Deuxièmement, les États-Unis ne peuvent tout simplement plus concurrencer la Chine en tant que pays producteur. Dans le domaine des infrastructures, l’écart est si grand qu’il est évident.
L’Ukraine a montré que les États-Unis n’ont pas la capacité de combattre la Russie et ont besoin d’une coalition. La situation n’est pas différente en ce qui concerne la Chine.
Il est certain que les données économiques sur l’économie chinoise seront prises très au sérieux à Washington. La secrétaire d’État américaine au Trésor, Janet Yellen, devait rencontrer le vice-premier ministre chinois (« tsar de l’économie ») Liu He à Zurich mercredi, en marge du Forum économique mondial de Davos, en vue de « développer la communication » entre les deux plus grandes économies du monde.
Selon Politico, le secrétaire d’État Antony Blinken se rendra à Pékin les 5 et 6 février. Les entretiens de M. Blinken montreront si le dialogue entre le président Biden et le président Xi Jinping à Bali a conduit à des relations bilatérales plus productives. Un rapprochement sérieux semble difficile à réaliser après que la Chambre des représentants américaine a récemment créé une commission sur la concurrence stratégique avec la Chine.

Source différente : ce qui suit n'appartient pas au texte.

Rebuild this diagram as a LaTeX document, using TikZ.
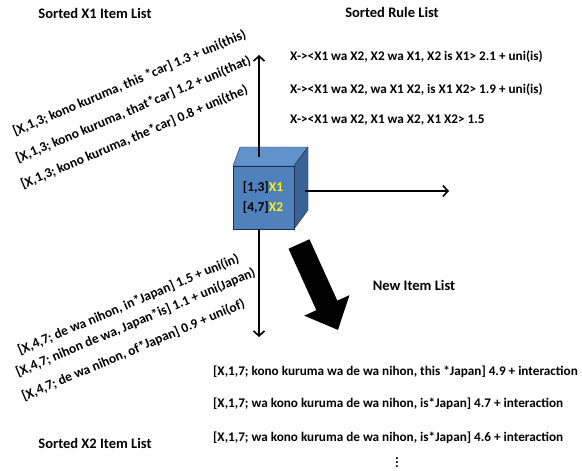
\documentclass[tikz,border=0pt]{standalone}
\usepackage{fontspec}
\setmainfont{Carlito}
\usetikzlibrary{arrows.meta}
\definecolor{cubefront}{RGB}{79,129,189}
\definecolor{cubetop}{RGB}{98,146,204}
\definecolor{cubeside}{RGB}{58,98,150}
\definecolor{cubeline}{RGB}{30,45,70}
\begin{document}
\begin{tikzpicture}[x=1pt, y=-1pt,
        heading/.style = {font=\bfseries\fontsize{14.5}{16}\selectfont},
        item/.style = {font=\bfseries\fontsize{13.2}{15}\selectfont, inner sep=0pt},
        axis/.style = {line width=1.6pt, -{Straight Barb[length=5pt, width=11pt, line width=1.6pt]}}]
                \useasboundingbox (0,0) rectangle (582,471);
                % the cube
                \draw[cubeline, fill = cubetop] (233,166) -- (240,147) -- (308,147) -- (294,166) -- cycle;
                \draw[cubeline, fill = cubeside] (294,166) -- (308,147) -- (308,210) -- (294,229) -- cycle;
                \draw[cubeline, fill = cubefront] (233,166) rectangle (294,229);
                \node[font=\bfseries\fontsize{13.5}{20}\selectfont, align=center] (cube) at (263,198)
                    {[1,3]{\color{yellow}X1}\\{[4,7]}{\color{yellow}X2}};
                % axes
                \coordinate (topface) at (259,157);
                \coordinate (bottomface) at (259,229);
                \coordinate (sideface) at (305,191);
                \coordinate (uptip) at (259,55);
                \coordinate (downtip) at (259,337);
                \coordinate (righttip) at (449,191);
                \draw[axis] (topface) -- (uptip);
                \draw[axis] (bottomface) -- (downtip);
                \draw[axis] (sideface) -- (righttip);
                \coordinate (bigtail) at (299,244);
                \coordinate (bigtip) at (338,330);
                \draw[line width=23pt, -{Triangle[length=27pt, width=48pt]}] (bigtail) -- (bigtip);
                % headings
                \node[heading] (xonehead) at (95,13) {Sorted X1 Item List};
                \node[heading] (rulehead) at (392,12) {Sorted Rule List};
                \node[heading] (newhead) at (414,285) {New Item List};
                \node[heading] (xtwohead) at (95,443) {Sorted X2 Item List};
                % X1 and X2 items
                \begin{scope}[every node/.style = {item, font=\bfseries\fontsize{13.5}{16}\selectfont, rotate=23, anchor=base west}]
                    \node (xone1) at (15,136) {[X,1,3; kono kuruma, this *car] 1.3 + uni(this)};
                    \node (xone2) at (18,163) {[X,1,3; kono kuruma, that*car] 1.2 + uni(that)};
                    \node (xone3) at (23,189) {[X,1,3; kono kuruma, the*car] 0.8 + uni(the)};
                    \node (xtwo1) at (20,355) {[X,4,7; de wa nihon, in*Japan] 1.5 + uni(in)};
                    \node (xtwo2) at (18,377) {[X,4,7; nihon de wa, Japan*is] 1.1 + uni(Japan)};
                    \node (xtwo3) at (24,401) {[X,4,7; de wa nihon, of*Japan] 0.9 + uni(of)};
                \end{scope}
                % rules
                \node[item, anchor=base west] (rule1) at (290,60) {X-><X1 wa X2, X2 wa X1, X2 is X1> 2.1 + uni(is)};
                \node[item, anchor=base west] (rule2) at (290,93) {X-><X1 wa X2, wa X1 X2, is X1 X2> 1.9 + uni(is)};
                \node[item, anchor=base west] (rule3) at (290,123) {X-><X1 wa X2, X1 wa X2, X1 X2> 1.5};
                % new items
                \node[item, anchor=base west] (new1) at (213,375) {[X,1,7; kono kuruma wa de wa nihon, this *Japan] 4.9 + interaction};
                \node[item, anchor=base west] (new2) at (213,407) {[X,1,7; wa kono kuruma de wa nihon, is*Japan] 4.7 + interaction};
                \node[item, anchor=base west] (new3) at (213,441) {[X,1,7; wa kono kuruma de wa nihon, is*Japan] 4.6 + interaction};
                \node[font=\fontsize{17}{18}\selectfont, inner sep=0pt] (more) at (397,460) {$\vdots$};
            \end{tikzpicture}
\end{document}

Cependant, les deux puissances veulent mettre en pause la détérioration des relations ou du moins la garder sous contrôle. Elles tenteront d’éviter les crises, bien que cela ne soit pas garanti. En général, c’est Washington qui est invariablement à l’origine de toute détérioration des relations.
S’adressant au CSIS à Washington la semaine dernière, le conseiller de Biden pour la Chine, Kurt Campbell, a décrit la réunion au sommet de Bali comme « un effort pour jeter les bases d’une nouvelle relation avec la Chine. » Il a déclaré que 2023 sera l’année « pour construire quelques garde-fous », même si la caractéristique dominante de la relation entre les États-Unis et la Chine restera la concurrence.
- Campbell a fait savoir que les États-Unis souhaitaient qu’il s’agisse d’une « concurrence productive et pacifique » qui puisse être canalisée pour l’amélioration de la vie des deux peuples.